For her part, Professor Thornley remains focused on the R&D and innovation which she believes must help to drive the UK’s energy future. The Biomass Strategy seeks to endorse this approach with the announcement of a further £32mn to support the government’s biomass feedstocks innovation programme. While the first phase provided £4mn to test the design and feasibility of 12 projects, the second phase will take successful projects through to implementation and will conclude in March 2025. An additional £5mn has been awarded to support 22 projects that generate hydrogen from biomass and waste.

Time to prioritise
While the UK is among the most innovative nations in the world in this area, it struggles with both the prioritisation of projects and with scale – the development end of R&D. The Biomass Strategy acknowledges this without offering hard and fast solutions – other than the need to prioritise better – and to be realistic about the limited but better invested and more focused contribution BECCS can make to net zero.

‘Relying on future BECCS deployment alone to counterbalance the current excess of greenhouse gas emissions would not enable the full potential and benefits of BECCS,’ suggests Dr Joanna Sparks, Biomass Policy Fellow at the Supergen Bioenergy Hub. ‘BECCS should be deployed alongside measures to transition away from the use of fossil fuels, not instead of them,’ she argues.

The bioenergy options enthusiastically being taken forward by academics and startups are myriad, notes Professor Thornley. It comes back to consolidating the cash following what can be a scatter-gun approach to government support.

The gasification of hydrogen, the synthesis of chemicals and materials from biomass (eg plastics and polymers), and the use of artificial intelligence (AI) to see how bioenergy performance can be optimised, are all part of the latest R&D voyage of discovery. The diversity of these approaches are another reason why Professor Thornley offers such a wide-ranging estimate as to the contribution that bioenergy could eventually make to the UK sustainable energy mix.

International leadership
For all its efforts, the UK still lags behind a number of countries in the development of bioenergy, mainly through a shortage of home-produced biomass resources.

Sweden, for example, is a global leader in sustainable bioenergy, having successfully transitioned to a bioenergy-based heating system and extensive use of biofuels for transportation. The reasons are twofold: the country has a relatively small population – at just over 10 million it is about a sixth of the UK – and 69% of Sweden is covered with forest. This means it can concentrate its efforts on producing advanced biofuels derived from forest residues as well as agricultural waste.

Another major player and pioneer in the field is Brazil, which derives large amounts of bioethanol from sugar cane. This means that a big slice of the country’s transportation fuel comes from renewable sources, a key factor in its economic growth. The US (non-food biomass), Denmark (straw and wood chips) and Singapore (waste-to-energy) all utilise bioenergy and have successful large-scale facilities up and running.
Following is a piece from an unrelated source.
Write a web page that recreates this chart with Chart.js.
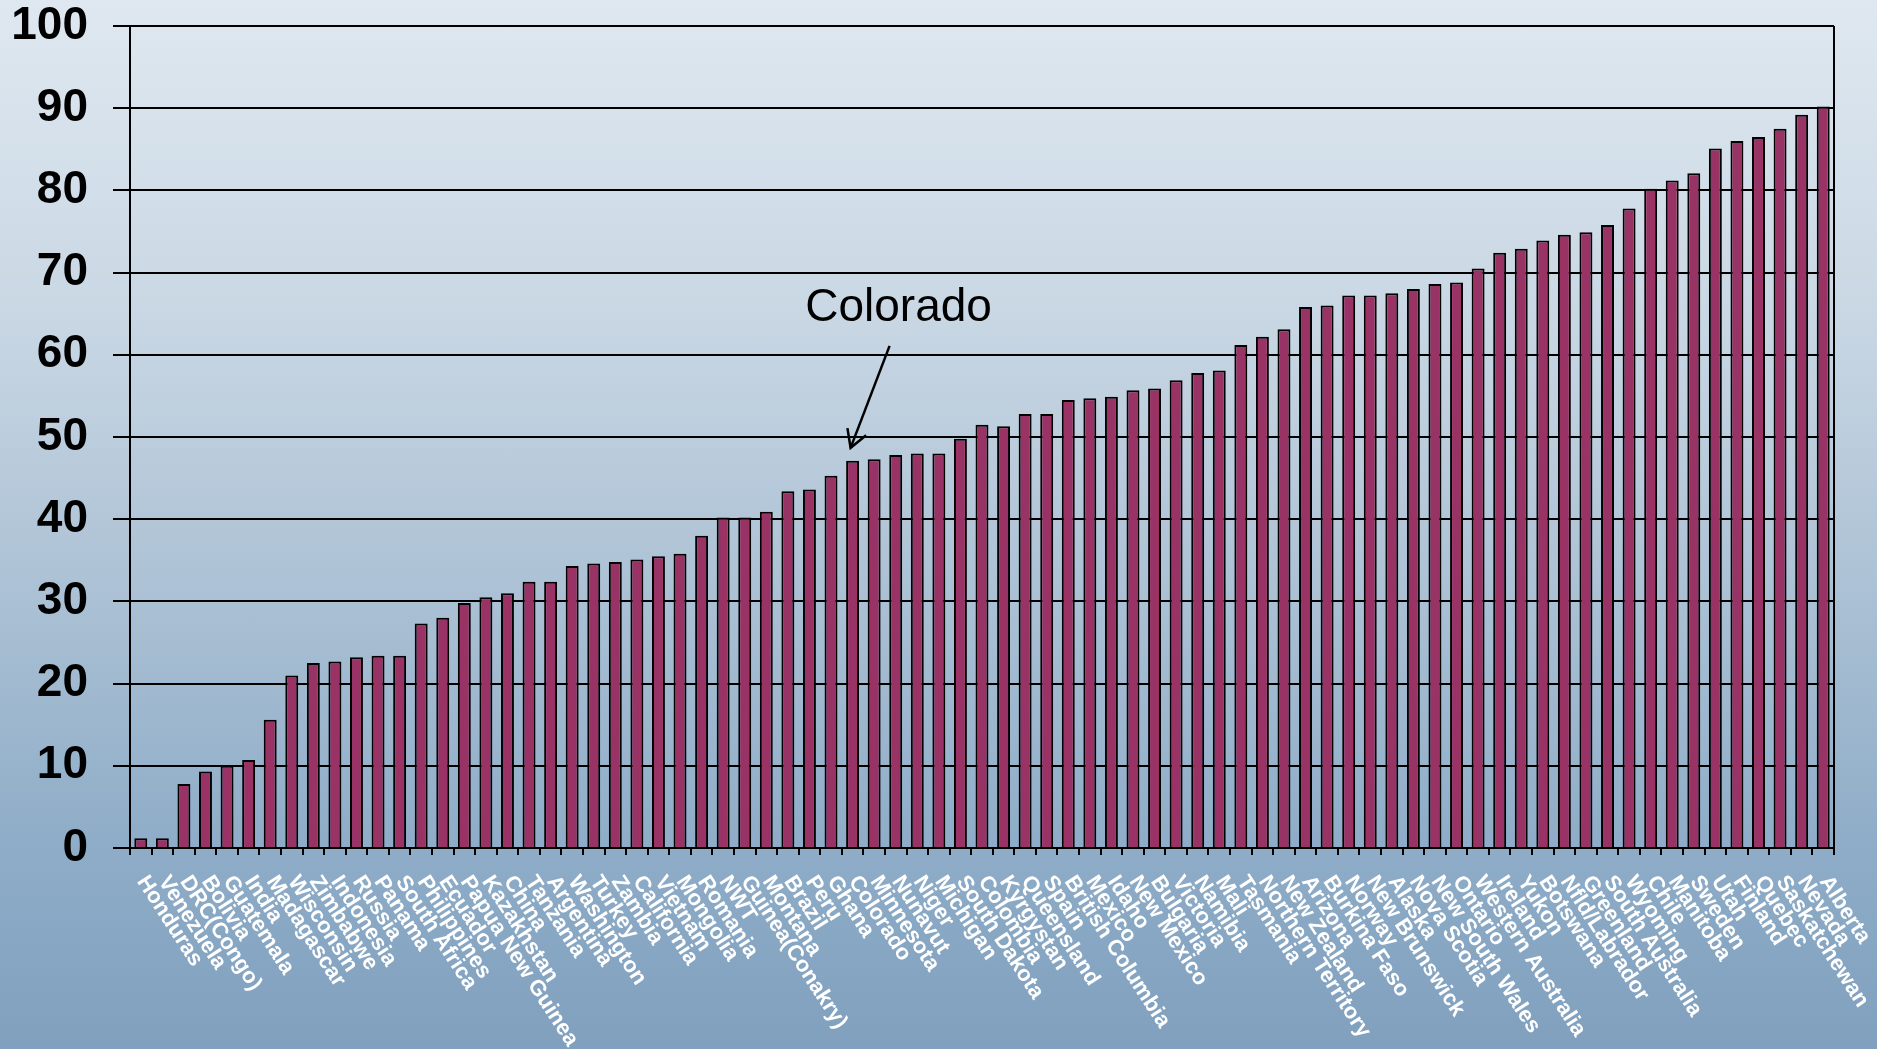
<!DOCTYPE html>
<html>
<head>
<meta charset="utf-8">
<script src="https://cdn.jsdelivr.net/npm/chart.js@4/dist/chart.umd.min.js"></script>
<style>
  html, body { margin: 0; padding: 0; }
  body {
    width: 1877px; height: 1049px; overflow: hidden;
    background: linear-gradient(180deg, #dfe8f0 0%, #c9d7e4 30%, #adc2d5 55%, #8fadc8 80%, #80a0be 100%);
  }
  #wrap { width: 1877px; height: 1049px; position: relative; }
</style>
</head>
<body>
<div id="wrap"><canvas id="chart"></canvas></div>
<script>
const regions = ['Honduras', 'Venezuela', 'DRC(Congo)', 'Bolivia', 'Guatemala', 'India', 'Madagascar',
  'Wisconsin', 'Zimbabwe', 'Indonesia', 'Russia', 'Panama', 'South Africa', 'Philippines', 'Ecuador',
  'Papua New Guinea', 'Kazakhstan', 'China', 'Tanzania', 'Argentina', 'Washington', 'Turkey', 'Zambia',
  'California', 'Vietnam', 'Mongolia', 'Romania', 'NWT', 'Guinea(Conakry)', 'Montana', 'Brazil', 'Peru',
  'Ghana', 'Colorado', 'Minnesota', 'Nunavut', 'Niger', 'Michigan', 'South Dakota', 'Colombia',
  'Kyrgystan', 'Queensland', 'Spain', 'British Columbia', 'Mexico', 'Idaho', 'New Mexico', 'Bulgaria',
  'Victoria', 'Namibia', 'Mali', 'Tasmania', 'Northern Territory', 'New Zealand', 'Arizona',
  'Burkina Faso', 'Norway', 'New Brunswick', 'Alaska', 'Nova Scotia', 'New South Wales', 'Ontario',
  'Western Australia', 'Ireland', 'Yukon', 'Botswana', 'Nfld/Labrador', 'Greenland', 'South Australia',
  'Wyoming', 'Chile', 'Manitoba', 'Sweden', 'Utah', 'Finland', 'Quebec', 'Saskatchewan', 'Nevada', 'Alberta'];

const scores = [1.2, 1.2, 7.8, 9.3, 10.0, 10.7, 15.6, 21.0, 22.5, 22.7, 23.2, 23.4, 23.4, 27.3, 28.0,
  29.8, 30.5, 31.0, 32.4, 32.4, 34.3, 34.6, 34.8, 35.1, 35.5, 35.8, 38.0, 40.2, 40.2, 40.9, 43.4, 43.6,
  45.3, 47.1, 47.3, 47.8, 48.0, 48.0, 49.8, 51.5, 51.3, 52.8, 52.8, 54.5, 54.7, 54.9, 55.7, 55.9, 56.9,
  57.8, 58.1, 61.2, 62.2, 63.1, 65.8, 66.0, 67.2, 67.2, 67.5, 68.0, 68.6, 68.8, 70.5, 72.4, 72.9, 73.9,
  74.6, 74.9, 75.8, 77.8, 80.2, 81.2, 82.1, 85.1, 86.0, 86.5, 87.5, 89.2, 90.2];

const yTicks = [0, 10, 20, 30, 40, 50, 60, 70, 80, 90, 100];
const highlight = 'Colorado';

// rotated region names under the axis, drawn at the x scale's pixel positions
const slantedLabels = {
  id: 'slantedLabels',
  afterDraw(chart) {
    const { ctx, scales: { x }, chartArea } = chart;
    ctx.save();
    ctx.fillStyle = '#ffffff';
    ctx.font = 'bold 22px "Liberation Sans", Arial, sans-serif';
    ctx.textAlign = 'left';
    ctx.textBaseline = 'top';
    regions.forEach((name, i) => {
      ctx.save();
      ctx.translate(x.getPixelForValue(i) + 10, chartArea.bottom + 24);
      ctx.rotate(57 * Math.PI / 180);
      ctx.fillText(name, 0, 0);
      ctx.restore();
    });
    ctx.restore();
  }
};

// right border of the plot box + the Colorado callout
const frameAndCallout = {
  id: 'frameAndCallout',
  afterDatasetsDraw(chart) {
    const { ctx, scales: { x, y }, chartArea } = chart;
    ctx.save();
    ctx.strokeStyle = '#000';
    ctx.lineWidth = 2;
    ctx.beginPath();
    ctx.moveTo(chartArea.right, chartArea.top);
    ctx.lineTo(chartArea.right, chartArea.bottom);
    ctx.stroke();

    const idx = regions.indexOf(highlight);
    const bx = x.getPixelForValue(idx);
    const by = y.getPixelForValue(scores[idx]);
    const tipX = bx - 2, tipY = by - 13;
    const tailX = bx + 37, tailY = by - 115;
    ctx.lineWidth = 2.5;
    ctx.beginPath();
    ctx.moveTo(tailX, tailY);
    ctx.lineTo(tipX, tipY);
    ctx.stroke();
    const ang = Math.atan2(tailY - tipY, tailX - tipX);
    const arm = 20, spread = 30 * Math.PI / 180;
    ctx.beginPath();
    ctx.moveTo(tipX + arm * Math.cos(ang - spread), tipY + arm * Math.sin(ang - spread));
    ctx.lineTo(tipX, tipY);
    ctx.lineTo(tipX + arm * Math.cos(ang + spread), tipY + arm * Math.sin(ang + spread));
    ctx.stroke();

    ctx.fillStyle = '#000';
    ctx.font = '46px "Liberation Sans", Arial, sans-serif';
    ctx.textAlign = 'center';
    ctx.textBaseline = 'middle';
    ctx.fillText(highlight, bx + 46, by - 153);
    ctx.restore();
  }
};

const ctx = document.getElementById('chart');

new Chart(ctx, {
  type: 'bar',
  data: {
    labels: regions,
    datasets: [{
      data: scores,
      backgroundColor: '#993366',
      borderColor: '#000000',
      borderWidth: 2,
      barPercentage: 0.6,
      categoryPercentage: 1
    }]
  },
  options: {
    responsive: true,
    maintainAspectRatio: false,
    animation: false,
    layout: { padding: { top: 0, right: 43, left: 0, bottom: 0 } },
    plugins: {
      legend: { display: false },
      tooltip: { enabled: false }
    },
    scales: {
      x: {
        offset: true,
        ticks: { display: false },
        grid: {
          offset: true,
          drawOnChartArea: false,
          drawTicks: true,
          tickLength: 7,
          color: '#000',
          lineWidth: 2
        },
        border: { color: '#000', width: 2 },
        afterFit(scale) { scale.height = 201; }
      },
      y: {
        min: 0,
        max: 100,
        afterBuildTicks(scale) { scale.ticks = yTicks.map(v => ({ value: v })); },
        ticks: {
          color: '#000',
          padding: 25,
          font: { size: 46, weight: 'bold', family: '"Liberation Sans", Arial, sans-serif' }
        },
        grid: { color: '#000', lineWidth: 2, tickLength: 17 },
        border: { color: '#000', width: 2 },
        afterFit(scale) {
          scale.width = 130;
          scale.paddingTop = 26;
          scale.paddingBottom = 0;
        }
      }
    }
  },
  plugins: [slantedLabels, frameAndCallout]
});
</script>
</body>
</html>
In the UK it remains to be seen how much the Biomass Strategy will help to drive progress in producing more sustainable bioenergy, so long as there can be agreement both in the UK and internationally on what ‘sustainable’ means in this context. (The National Audit Office has recently questioned the government’s analysis of biomass sustainability.)

Understandably, Drax’s Gardiner remains bullish, noting that that the UK government wants to deploy 5mn tonnes of carbon removals by 2030. BECCS at Drax and more policy support in the future will inevitably have to be part of the solution.